Information supplied
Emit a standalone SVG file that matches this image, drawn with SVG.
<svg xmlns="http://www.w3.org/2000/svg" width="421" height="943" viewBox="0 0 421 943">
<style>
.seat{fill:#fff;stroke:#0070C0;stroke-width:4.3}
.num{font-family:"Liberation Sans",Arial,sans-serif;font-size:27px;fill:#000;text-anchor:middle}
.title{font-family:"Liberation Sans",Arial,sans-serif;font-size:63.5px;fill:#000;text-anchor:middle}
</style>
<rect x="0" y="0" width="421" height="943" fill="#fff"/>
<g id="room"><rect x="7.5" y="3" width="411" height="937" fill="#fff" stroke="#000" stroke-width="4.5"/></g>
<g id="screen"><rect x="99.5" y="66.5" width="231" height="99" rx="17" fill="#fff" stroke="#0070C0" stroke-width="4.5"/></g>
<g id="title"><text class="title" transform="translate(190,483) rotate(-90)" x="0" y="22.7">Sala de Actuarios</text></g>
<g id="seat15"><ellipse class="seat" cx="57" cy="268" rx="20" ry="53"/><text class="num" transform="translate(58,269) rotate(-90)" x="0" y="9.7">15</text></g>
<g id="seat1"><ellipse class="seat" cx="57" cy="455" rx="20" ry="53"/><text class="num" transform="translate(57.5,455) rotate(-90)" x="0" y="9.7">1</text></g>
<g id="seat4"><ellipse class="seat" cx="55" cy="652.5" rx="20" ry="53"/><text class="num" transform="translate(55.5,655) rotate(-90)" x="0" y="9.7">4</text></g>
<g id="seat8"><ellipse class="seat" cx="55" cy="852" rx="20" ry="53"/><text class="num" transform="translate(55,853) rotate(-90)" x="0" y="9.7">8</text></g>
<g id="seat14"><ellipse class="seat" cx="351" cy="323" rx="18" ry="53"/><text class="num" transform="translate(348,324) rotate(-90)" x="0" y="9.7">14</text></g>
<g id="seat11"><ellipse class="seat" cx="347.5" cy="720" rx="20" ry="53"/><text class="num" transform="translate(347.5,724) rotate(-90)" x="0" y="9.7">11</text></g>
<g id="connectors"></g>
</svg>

Given problem
Write out the material exactly as given.

Solution
Emit a standalone SVG file that matches this image, drawn with SVG.
<svg xmlns="http://www.w3.org/2000/svg" width="421" height="943" viewBox="0 0 421 943">
<style>
.seat{fill:#fff;stroke:#0070C0;stroke-width:4.3}
.num{font-family:"Liberation Sans",Arial,sans-serif;font-size:27px;fill:#000;text-anchor:middle}
.title{font-family:"Liberation Sans",Arial,sans-serif;font-size:63.5px;fill:#000;text-anchor:middle}
</style>
<rect x="0" y="0" width="421" height="943" fill="#fff"/>
<g id="room"><rect x="7.5" y="3" width="411" height="937" fill="#fff" stroke="#000" stroke-width="4.5"/></g>
<g id="screen"><rect x="99.5" y="66.5" width="231" height="99" rx="17" fill="#fff" stroke="#0070C0" stroke-width="4.5"/></g>
<g id="title"><text class="title" transform="translate(190,483) rotate(-90)" x="0" y="22.7">Sala de Actuarios</text></g>
<g id="seat15"><ellipse class="seat" cx="57" cy="268" rx="20" ry="53"/><text class="num" transform="translate(58,269) rotate(-90)" x="0" y="9.7">15</text></g>
<g id="seat1"><ellipse class="seat" cx="57" cy="455" rx="20" ry="53"/><text class="num" transform="translate(57.5,455) rotate(-90)" x="0" y="9.7">1</text></g>
<g id="seat4"><ellipse class="seat" cx="55" cy="652.5" rx="20" ry="53"/><text class="num" transform="translate(55.5,655) rotate(-90)" x="0" y="9.7">4</text></g>
<g id="seat8"><ellipse class="seat" cx="55" cy="852" rx="20" ry="53"/><text class="num" transform="translate(55,853) rotate(-90)" x="0" y="9.7">8</text></g>
<g id="seat14"><ellipse class="seat" cx="351" cy="323" rx="18" ry="53"/><text class="num" transform="translate(348,324) rotate(-90)" x="0" y="9.7">14</text></g>
<g id="seat11"><ellipse class="seat" cx="347.5" cy="720" rx="20" ry="53"/><text class="num" transform="translate(347.5,724) rotate(-90)" x="0" y="9.7">11</text></g>
<g id="connectors"></g>
</svg>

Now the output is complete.